# Task directions
Leave out the pictures and repeat the rest of the material exactly.

# Raw data

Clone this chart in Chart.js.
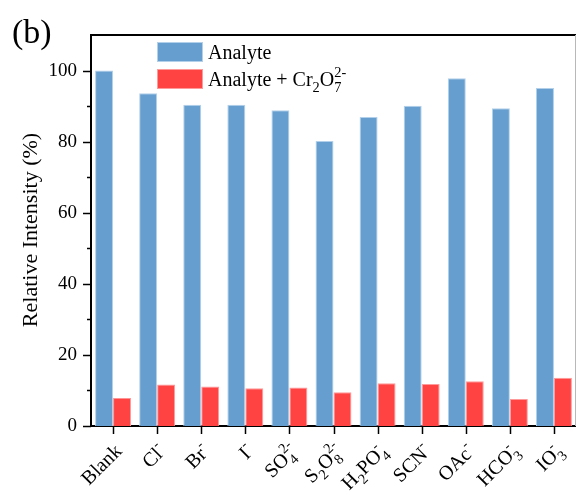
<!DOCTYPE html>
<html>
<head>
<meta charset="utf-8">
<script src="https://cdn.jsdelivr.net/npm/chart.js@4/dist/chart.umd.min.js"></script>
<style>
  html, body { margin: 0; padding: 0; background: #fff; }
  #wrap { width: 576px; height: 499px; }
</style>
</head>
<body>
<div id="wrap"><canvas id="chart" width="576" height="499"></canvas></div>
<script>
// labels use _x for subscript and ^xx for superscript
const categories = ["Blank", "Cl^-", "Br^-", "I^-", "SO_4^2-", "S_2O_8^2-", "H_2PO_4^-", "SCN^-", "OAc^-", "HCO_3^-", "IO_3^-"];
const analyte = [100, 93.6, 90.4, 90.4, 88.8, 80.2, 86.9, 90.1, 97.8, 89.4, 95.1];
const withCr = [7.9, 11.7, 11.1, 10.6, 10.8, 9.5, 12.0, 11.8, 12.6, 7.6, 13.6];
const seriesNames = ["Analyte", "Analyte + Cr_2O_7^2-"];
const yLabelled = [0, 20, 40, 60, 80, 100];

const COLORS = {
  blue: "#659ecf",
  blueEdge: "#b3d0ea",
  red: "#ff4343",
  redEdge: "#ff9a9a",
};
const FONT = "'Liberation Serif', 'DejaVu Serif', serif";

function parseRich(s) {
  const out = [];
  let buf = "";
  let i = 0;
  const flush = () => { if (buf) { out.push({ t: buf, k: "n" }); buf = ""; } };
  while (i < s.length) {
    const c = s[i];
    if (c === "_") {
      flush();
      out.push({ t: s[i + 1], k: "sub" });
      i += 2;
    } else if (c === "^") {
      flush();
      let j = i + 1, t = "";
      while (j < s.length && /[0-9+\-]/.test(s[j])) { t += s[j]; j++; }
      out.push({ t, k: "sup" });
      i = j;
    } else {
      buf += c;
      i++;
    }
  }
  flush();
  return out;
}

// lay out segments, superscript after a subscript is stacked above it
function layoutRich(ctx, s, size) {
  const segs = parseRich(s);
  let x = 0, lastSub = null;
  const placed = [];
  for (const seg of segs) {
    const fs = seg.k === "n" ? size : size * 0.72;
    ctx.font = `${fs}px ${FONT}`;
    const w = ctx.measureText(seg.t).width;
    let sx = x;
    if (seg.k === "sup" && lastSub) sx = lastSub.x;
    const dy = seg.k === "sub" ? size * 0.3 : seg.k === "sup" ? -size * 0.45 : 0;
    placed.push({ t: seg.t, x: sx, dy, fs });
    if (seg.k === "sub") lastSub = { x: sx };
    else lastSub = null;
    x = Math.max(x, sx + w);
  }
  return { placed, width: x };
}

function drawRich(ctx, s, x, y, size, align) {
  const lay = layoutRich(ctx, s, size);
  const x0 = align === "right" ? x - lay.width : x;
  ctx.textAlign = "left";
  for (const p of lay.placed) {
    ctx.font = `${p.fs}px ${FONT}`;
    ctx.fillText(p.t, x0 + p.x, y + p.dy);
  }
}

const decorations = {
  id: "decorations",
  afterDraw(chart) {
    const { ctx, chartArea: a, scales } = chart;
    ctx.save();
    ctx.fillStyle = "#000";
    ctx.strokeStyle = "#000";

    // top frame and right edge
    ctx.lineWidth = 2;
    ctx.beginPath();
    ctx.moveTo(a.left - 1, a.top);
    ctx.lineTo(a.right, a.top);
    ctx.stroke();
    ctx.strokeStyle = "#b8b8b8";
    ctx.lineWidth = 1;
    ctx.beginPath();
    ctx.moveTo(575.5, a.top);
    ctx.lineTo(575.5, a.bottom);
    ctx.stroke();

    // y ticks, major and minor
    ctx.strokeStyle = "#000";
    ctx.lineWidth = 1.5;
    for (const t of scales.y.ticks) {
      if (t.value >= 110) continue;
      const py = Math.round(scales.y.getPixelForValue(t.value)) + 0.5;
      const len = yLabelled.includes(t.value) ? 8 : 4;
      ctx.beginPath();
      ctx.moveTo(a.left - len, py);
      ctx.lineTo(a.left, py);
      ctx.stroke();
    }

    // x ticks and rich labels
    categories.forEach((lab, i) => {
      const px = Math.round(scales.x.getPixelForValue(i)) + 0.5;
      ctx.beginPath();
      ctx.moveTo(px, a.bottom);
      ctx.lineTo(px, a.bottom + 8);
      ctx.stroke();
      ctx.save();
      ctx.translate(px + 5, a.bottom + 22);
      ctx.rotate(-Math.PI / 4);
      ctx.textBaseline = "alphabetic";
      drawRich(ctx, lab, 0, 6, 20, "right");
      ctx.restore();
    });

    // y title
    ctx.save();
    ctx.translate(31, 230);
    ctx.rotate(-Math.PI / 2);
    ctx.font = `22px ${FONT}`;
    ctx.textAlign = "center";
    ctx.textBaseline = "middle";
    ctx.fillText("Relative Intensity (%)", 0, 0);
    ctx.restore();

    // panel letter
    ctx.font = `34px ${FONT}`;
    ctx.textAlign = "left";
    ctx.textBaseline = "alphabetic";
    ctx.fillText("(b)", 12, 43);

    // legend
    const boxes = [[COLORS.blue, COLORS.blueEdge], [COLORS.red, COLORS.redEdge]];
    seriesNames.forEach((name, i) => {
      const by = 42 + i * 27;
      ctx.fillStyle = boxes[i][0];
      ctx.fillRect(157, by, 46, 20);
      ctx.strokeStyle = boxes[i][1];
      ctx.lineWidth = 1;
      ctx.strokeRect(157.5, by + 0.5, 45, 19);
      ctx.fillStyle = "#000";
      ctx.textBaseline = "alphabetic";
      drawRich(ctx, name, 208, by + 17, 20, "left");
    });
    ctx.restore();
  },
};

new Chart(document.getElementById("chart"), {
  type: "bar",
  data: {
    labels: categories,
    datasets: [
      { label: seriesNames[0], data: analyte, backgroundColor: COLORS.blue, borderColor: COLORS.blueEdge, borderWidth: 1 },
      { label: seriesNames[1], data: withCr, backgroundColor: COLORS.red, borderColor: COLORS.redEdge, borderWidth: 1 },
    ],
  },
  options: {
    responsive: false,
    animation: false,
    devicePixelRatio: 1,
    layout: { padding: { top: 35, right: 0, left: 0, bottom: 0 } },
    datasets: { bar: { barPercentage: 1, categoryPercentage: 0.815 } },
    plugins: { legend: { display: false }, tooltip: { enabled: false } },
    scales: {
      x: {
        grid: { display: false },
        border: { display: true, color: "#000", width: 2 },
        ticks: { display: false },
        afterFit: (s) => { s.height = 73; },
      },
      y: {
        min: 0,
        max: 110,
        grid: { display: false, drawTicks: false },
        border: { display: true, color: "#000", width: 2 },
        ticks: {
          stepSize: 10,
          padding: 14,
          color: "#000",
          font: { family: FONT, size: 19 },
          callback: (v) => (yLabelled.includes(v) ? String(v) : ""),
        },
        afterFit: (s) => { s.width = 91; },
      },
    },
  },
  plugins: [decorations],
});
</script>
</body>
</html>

# Exercise answer
Clone this chart in Chart.js.
<!DOCTYPE html>
<html>
<head>
<meta charset="utf-8">
<script src="https://cdn.jsdelivr.net/npm/chart.js@4/dist/chart.umd.min.js"></script>
<style>
  html, body { margin: 0; padding: 0; background: #fff; }
  #wrap { width: 576px; height: 499px; }
</style>
</head>
<body>
<div id="wrap"><canvas id="chart" width="576" height="499"></canvas></div>
<script>
// labels use _x for subscript and ^xx for superscript
const categories = ["Blank", "Cl^-", "Br^-", "I^-", "SO_4^2-", "S_2O_8^2-", "H_2PO_4^-", "SCN^-", "OAc^-", "HCO_3^-", "IO_3^-"];
const analyte = [100, 93.6, 90.4, 90.4, 88.8, 80.2, 86.9, 90.1, 97.8, 89.4, 95.1];
const withCr = [7.9, 11.7, 11.1, 10.6, 10.8, 9.5, 12.0, 11.8, 12.6, 7.6, 13.6];
const seriesNames = ["Analyte", "Analyte + Cr_2O_7^2-"];
const yLabelled = [0, 20, 40, 60, 80, 100];

const COLORS = {
  blue: "#659ecf",
  blueEdge: "#b3d0ea",
  red: "#ff4343",
  redEdge: "#ff9a9a",
};
const FONT = "'Liberation Serif', 'DejaVu Serif', serif";

function parseRich(s) {
  const out = [];
  let buf = "";
  let i = 0;
  const flush = () => { if (buf) { out.push({ t: buf, k: "n" }); buf = ""; } };
  while (i < s.length) {
    const c = s[i];
    if (c === "_") {
      flush();
      out.push({ t: s[i + 1], k: "sub" });
      i += 2;
    } else if (c === "^") {
      flush();
      let j = i + 1, t = "";
      while (j < s.length && /[0-9+\-]/.test(s[j])) { t += s[j]; j++; }
      out.push({ t, k: "sup" });
      i = j;
    } else {
      buf += c;
      i++;
    }
  }
  flush();
  return out;
}

// lay out segments, superscript after a subscript is stacked above it
function layoutRich(ctx, s, size) {
  const segs = parseRich(s);
  let x = 0, lastSub = null;
  const placed = [];
  for (const seg of segs) {
    const fs = seg.k === "n" ? size : size * 0.72;
    ctx.font = `${fs}px ${FONT}`;
    const w = ctx.measureText(seg.t).width;
    let sx = x;
    if (seg.k === "sup" && lastSub) sx = lastSub.x;
    const dy = seg.k === "sub" ? size * 0.3 : seg.k === "sup" ? -size * 0.45 : 0;
    placed.push({ t: seg.t, x: sx, dy, fs });
    if (seg.k === "sub") lastSub = { x: sx };
    else lastSub = null;
    x = Math.max(x, sx + w);
  }
  return { placed, width: x };
}

function drawRich(ctx, s, x, y, size, align) {
  const lay = layoutRich(ctx, s, size);
  const x0 = align === "right" ? x - lay.width : x;
  ctx.textAlign = "left";
  for (const p of lay.placed) {
    ctx.font = `${p.fs}px ${FONT}`;
    ctx.fillText(p.t, x0 + p.x, y + p.dy);
  }
}

const decorations = {
  id: "decorations",
  afterDraw(chart) {
    const { ctx, chartArea: a, scales } = chart;
    ctx.save();
    ctx.fillStyle = "#000";
    ctx.strokeStyle = "#000";

    // top frame and right edge
    ctx.lineWidth = 2;
    ctx.beginPath();
    ctx.moveTo(a.left - 1, a.top);
    ctx.lineTo(a.right, a.top);
    ctx.stroke();
    ctx.strokeStyle = "#b8b8b8";
    ctx.lineWidth = 1;
    ctx.beginPath();
    ctx.moveTo(575.5, a.top);
    ctx.lineTo(575.5, a.bottom);
    ctx.stroke();

    // y ticks, major and minor
    ctx.strokeStyle = "#000";
    ctx.lineWidth = 1.5;
    for (const t of scales.y.ticks) {
      if (t.value >= 110) continue;
      const py = Math.round(scales.y.getPixelForValue(t.value)) + 0.5;
      const len = yLabelled.includes(t.value) ? 8 : 4;
      ctx.beginPath();
      ctx.moveTo(a.left - len, py);
      ctx.lineTo(a.left, py);
      ctx.stroke();
    }

    // x ticks and rich labels
    categories.forEach((lab, i) => {
      const px = Math.round(scales.x.getPixelForValue(i)) + 0.5;
      ctx.beginPath();
      ctx.moveTo(px, a.bottom);
      ctx.lineTo(px, a.bottom + 8);
      ctx.stroke();
      ctx.save();
      ctx.translate(px + 5, a.bottom + 22);
      ctx.rotate(-Math.PI / 4);
      ctx.textBaseline = "alphabetic";
      drawRich(ctx, lab, 0, 6, 20, "right");
      ctx.restore();
    });

    // y title
    ctx.save();
    ctx.translate(31, 230);
    ctx.rotate(-Math.PI / 2);
    ctx.font = `22px ${FONT}`;
    ctx.textAlign = "center";
    ctx.textBaseline = "middle";
    ctx.fillText("Relative Intensity (%)", 0, 0);
    ctx.restore();

    // panel letter
    ctx.font = `34px ${FONT}`;
    ctx.textAlign = "left";
    ctx.textBaseline = "alphabetic";
    ctx.fillText("(b)", 12, 43);

    // legend
    const boxes = [[COLORS.blue, COLORS.blueEdge], [COLORS.red, COLORS.redEdge]];
    seriesNames.forEach((name, i) => {
      const by = 42 + i * 27;
      ctx.fillStyle = boxes[i][0];
      ctx.fillRect(157, by, 46, 20);
      ctx.strokeStyle = boxes[i][1];
      ctx.lineWidth = 1;
      ctx.strokeRect(157.5, by + 0.5, 45, 19);
      ctx.fillStyle = "#000";
      ctx.textBaseline = "alphabetic";
      drawRich(ctx, name, 208, by + 17, 20, "left");
    });
    ctx.restore();
  },
};

new Chart(document.getElementById("chart"), {
  type: "bar",
  data: {
    labels: categories,
    datasets: [
      { label: seriesNames[0], data: analyte, backgroundColor: COLORS.blue, borderColor: COLORS.blueEdge, borderWidth: 1 },
      { label: seriesNames[1], data: withCr, backgroundColor: COLORS.red, borderColor: COLORS.redEdge, borderWidth: 1 },
    ],
  },
  options: {
    responsive: false,
    animation: false,
    devicePixelRatio: 1,
    layout: { padding: { top: 35, right: 0, left: 0, bottom: 0 } },
    datasets: { bar: { barPercentage: 1, categoryPercentage: 0.815 } },
    plugins: { legend: { display: false }, tooltip: { enabled: false } },
    scales: {
      x: {
        grid: { display: false },
        border: { display: true, color: "#000", width: 2 },
        ticks: { display: false },
        afterFit: (s) => { s.height = 73; },
      },
      y: {
        min: 0,
        max: 110,
        grid: { display: false, drawTicks: false },
        border: { display: true, color: "#000", width: 2 },
        ticks: {
          stepSize: 10,
          padding: 14,
          color: "#000",
          font: { family: FONT, size: 19 },
          callback: (v) => (yLabelled.includes(v) ? String(v) : ""),
        },
        afterFit: (s) => { s.width = 91; },
      },
    },
  },
  plugins: [decorations],
});
</script>
</body>
</html>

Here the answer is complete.